Add this one to your weeknight rotation.
Last weekend, KitchenAid invited Gail Simmons and I to their Chicago showroom to host a cooking demonstration. Lucky for us, Gail was willing to share her recipe for this flavorful noodle dish that should be in every cook’s repertoire.
Gail Simmons’ Roasted Chicken & Spicy Peanut Soba Noodles
Ingredients
Spicy Peanut Sauce:
- 1/2 cup toasted sesame oil
- 4 garlic cloves minced
- 1 tablespoon minced fresh ginger
- 2 tablespoons sriracha hot sauce
- 3 tablespoons honey
- 1/2 cup creamy peanut butter
- 2 tablespoons lemon juice
- 1/4 cup soy sauce
- 1/4 cup hot water
Chicken & Noodles:
- 4 cups shredded chicken from a whole roasted chicken (pre-cooked or store bought)

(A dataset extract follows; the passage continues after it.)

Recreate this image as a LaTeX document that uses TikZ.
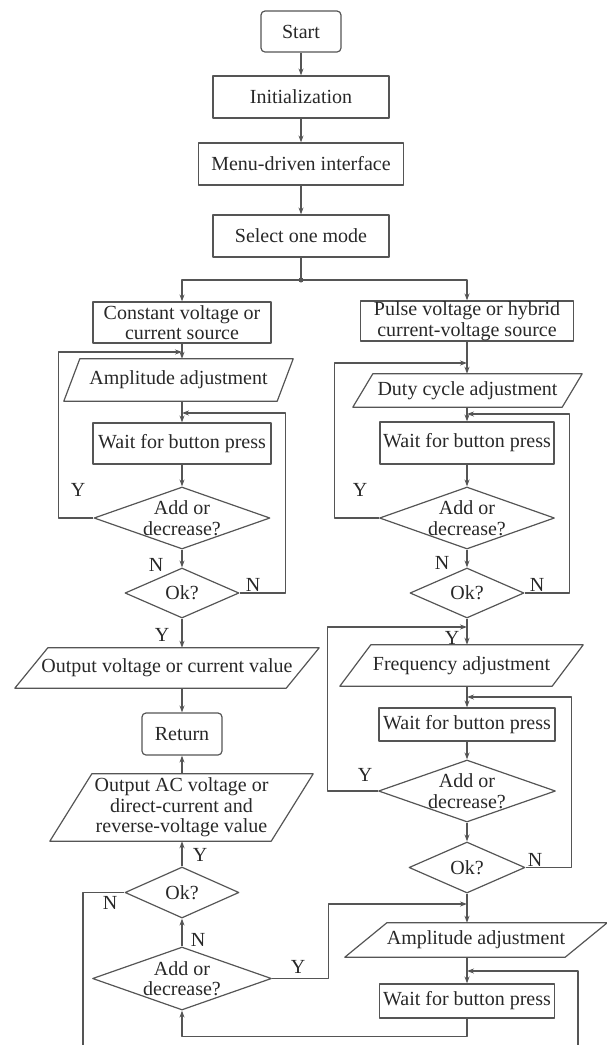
\documentclass[tikz,border=0pt]{standalone}
\usepackage{fontspec}
\setmainfont{Liberation Serif}
\usetikzlibrary{shapes.geometric,arrows.meta}
\definecolor{wirecol}{RGB}{85,85,85}
\definecolor{ink}{RGB}{40,40,40}
\begin{document}
\begin{tikzpicture}[x=1pt,y=-1pt,>={Stealth[length=7pt,width=5pt]},line join=round,
    font=\fontsize{20}{20.5}\selectfont,text=ink,
    wire/.style={draw=wirecol,line width=1.2pt},
    box/.style={rectangle,wire,inner sep=0pt,align=center},
    term/.style={box,rounded corners=4pt},
    io/.style={rectangle,inner sep=0pt,align=center},
    decision/.style={diamond,wire,inner sep=0pt},
    yn/.style={inner sep=0pt}]
    \useasboundingbox (0,0) rectangle (607,1045);
    % main line
    \node[term,minimum width=80pt,minimum height=41pt] (start) at (301,31.5) {Start};
    \node[box,minimum width=176pt,minimum height=42pt] (init) at (301,97) {Initialization};
    \node[box,minimum width=205pt,minimum height=42pt] (menu) at (301,164) {Menu-driven interface};
    \node[box,minimum width=176pt,minimum height=42pt] (sel) at (301,236) {Select one mode};
    \coordinate (split) at (301,280);
    % left branch
    \node[box,minimum width=178pt,minimum height=41pt] (constL) at (182,322.5) {Constant voltage or\\current source};
    \node[io,minimum width=229pt,minimum height=42pt] (ampL) at (178.5,380) {Amplitude adjustment};
    \node[box,minimum width=178pt,minimum height=41pt] (waitL1) at (182,443.5) {Wait for button press};
    \node[decision,minimum width=176pt,minimum height=62pt,label={[align=center]center:Add or\\decrease?}] (addL1) at (182,518) {};
    \node[decision,minimum width=114pt,minimum height=50pt] (okL1) at (182,593) {Ok?};
    \node[io,minimum width=304pt,minimum height=40pt] (outv) at (167,668) {Output voltage or current value};
    \node[term,minimum width=80pt,minimum height=42pt] (ret) at (182,734) {Return};
    \node[io,minimum width=263pt,minimum height=67pt] (outac) at (181.5,807.5) {Output AC voltage or\\direct-current and\\reverse-voltage value};
    \node[decision,minimum width=114pt,minimum height=51pt] (okL2) at (182,892.5) {Ok?};
    \node[decision,minimum width=179pt,minimum height=63pt,label={[align=center]center:Add or\\decrease?}] (addL2) at (182,978.5) {};
    % right branch
    \node[box,minimum width=213pt,minimum height=40pt] (pulse) at (467,321) {Pulse voltage or hybrid\\current-voltage source};
    \node[io,minimum width=229pt,minimum height=33pt] (duty) at (467.5,390.5) {Duty cycle adjustment};
    \node[box,minimum width=174pt,minimum height=42pt] (waitR1) at (467,443) {Wait for button press};
    \node[decision,minimum width=175pt,minimum height=62pt,label={[align=center]center:Add or\\decrease?}] (addR1) at (467,518) {};
    \node[decision,minimum width=114pt,minimum height=50pt] (okR1) at (467,593) {Ok?};
    \node[io,minimum width=243pt,minimum height=41pt] (freq) at (461.5,665.5) {Frequency adjustment};
    \node[box,minimum width=176pt,minimum height=33pt] (waitR2) at (467,724.5) {Wait for button press};
    \node[decision,minimum width=177pt,minimum height=62pt,label={[align=center]center:Add or\\decrease?}] (addR2) at (467,791) {};
    \node[decision,minimum width=116pt,minimum height=51pt] (okR2) at (467,867.5) {Ok?};
    \node[io,minimum width=262pt,minimum height=34pt] (ampR) at (476,940) {Amplitude adjustment};
    \node[box,minimum width=175pt,minimum height=34pt] (waitR3) at (467,1001) {Wait for button press};
    % parallelogram outlines
    \foreach \n/\s in {ampL/16,outv/33,outac/42,duty/20,freq/31,ampR/42}
        \draw[wire] ([xshift=\s pt]\n.north west) -- (\n.north east) -- ([xshift=-\s pt]\n.south east) -- (\n.south west) -- cycle;
    % joints of the loops
    \coordinate (jL1) at (182,352);
    \coordinate (jL2) at (182,413);
    \coordinate (jR1) at (467,363);
    \coordinate (jR2) at (467,414);
    \coordinate (jR5) at (467,627);
    \coordinate (jR6) at (467,697);
    \coordinate (jR3) at (467,904);
    \coordinate (jR4) at (467,971);
    \coordinate (eL) at (83,1045);
    \coordinate (eR) at (578,1045);
    % connectors
    \draw[wire,->] (start) -- (init);
    \draw[wire,->] (init) -- (menu);
    \draw[wire,->] (menu) -- (sel);
    \draw[wire] (sel) -- (split);
    \draw[wire,->] (split) -| (constL);
    \draw[wire,->] (split) -| (pulse);
    \fill[wirecol] (split) circle (2.5pt);
    \draw[wire,->] (constL) -- (constL.south |- ampL.north);
    \draw[wire,->] (ampL.south -| waitL1.north) -- (waitL1);
    \draw[wire,->] (waitL1) -- (addL1);
    \draw[wire,->] (addL1) -- (okL1);
    \draw[wire,->] (okL1.south) -- (okL1.south |- outv.north);
    \draw[wire,->] (outv.south -| ret.north) -- (ret);
    \draw[wire,->] (outac.north -| ret.south) -- (ret);
    \draw[wire,->] (okL2) -- (okL2.north |- outac.south);
    \draw[wire,->] (addL2) -- (okL2);
    \draw[wire,->] (addL1.west) -- ++(-35,0) |- (jL1);
    \draw[wire,->] (okL1.east) -- ++(46,0) |- (jL2);
    \draw[wire] (okL2.west) -| (eL);
    \draw[wire,->] (addL2.east) -- ++(56.5,0) |- (jR3);
    \draw[wire,->] (waitR3.south) -- ++(0,18) -| (addL2.south);
    \draw[wire,->] (pulse) -- (pulse.south |- duty.north);
    \draw[wire,->] (duty.south -| waitR1.north) -- (waitR1);
    \draw[wire,->] (waitR1) -- (addR1);
    \draw[wire,->] (addR1) -- (okR1);
    \draw[wire,->] (okR1.south) -- (okR1.south |- freq.north);
    \draw[wire,->] (freq.south -| waitR2.north) -- (waitR2);
    \draw[wire,->] (waitR2) -- (addR2);
    \draw[wire,->] (addR2) -- (okR2);
    \draw[wire,->] (okR2.south) -- (okR2.south |- ampR.north);
    \draw[wire,->] (ampR.south -| waitR3.north) -- (waitR3);
    \draw[wire,->] (addR1.west) -- ++(-44.5,0) |- (jR1);
    \draw[wire,->] (okR1.east) -- ++(45,0) |- (jR2);
    \draw[wire,->] (addR2.west) -- ++(-50.5,0) |- (jR5);
    \draw[wire,->] (okR2.east) -- ++(46,0) |- (jR6);
    \draw[wire,->] (eR) |- (jR4);
    % Y / N marks
    \node[yn] (yL1) at (78,490) {Y};
    \node[yn] (nL1) at (156,565) {N};
    \node[yn] (nL2) at (253,585) {N};
    \node[yn] (yL2) at (162,635) {Y};
    \node[yn] (yL3) at (200,855) {Y};
    \node[yn] (nL3) at (110,903) {N};
    \node[yn] (nL4) at (198,940) {N};
    \node[yn] (yL4) at (298,967) {Y};
    \node[yn] (yR1) at (360,490) {Y};
    \node[yn] (nR1) at (442,563) {N};
    \node[yn] (nR2) at (537,585) {N};
    \node[yn] (yR2) at (452,638) {Y};
    \node[yn] (yR3) at (365,775) {Y};
    \node[yn] (nR3) at (535,860) {N};
\end{tikzpicture}
\end{document}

- 1/2 pound dried buckwheat soba noodles
Green Salad:
- 1/2 hothouse cucumber, thinly sliced
- 3 ribs celery, thinly sliced on the bias
- 1 cup cilantro leaves
- 2-3 scallions, finely sliced on the bias
- 2 tablespoons rice wine vinegar
- 1 tablespoon canola oil
Instructions
Servings: 4 as a main course, or 8 small appetizers
Spicy Peanut Sauce:
In a small sauté pan heat sesame oil, add garlic and ginger and gently fry until fragrant, about 1 minute. Pour into a blender and add all remaining sauce ingredients. Blend until smooth, adding more hot water if necessary to achieve a rich saucy consistency.
Chicken & Noodles:
Cook soba noodles according to packet directions then drain and pour into a large mixing bowl. Add 4 cups of shredded chicken meat and dress with spicy peanut sauce. Use tongs or spoons to work sauce into chicken and noodles gently.
Green Salad:
In a small mixing bowl combine cucumber, celery, cilantro and scallions. Drizzle with vinegar and oil and toss gently to combine.
Divide noodle mixture evenly into bowls and top with a handful of green salad.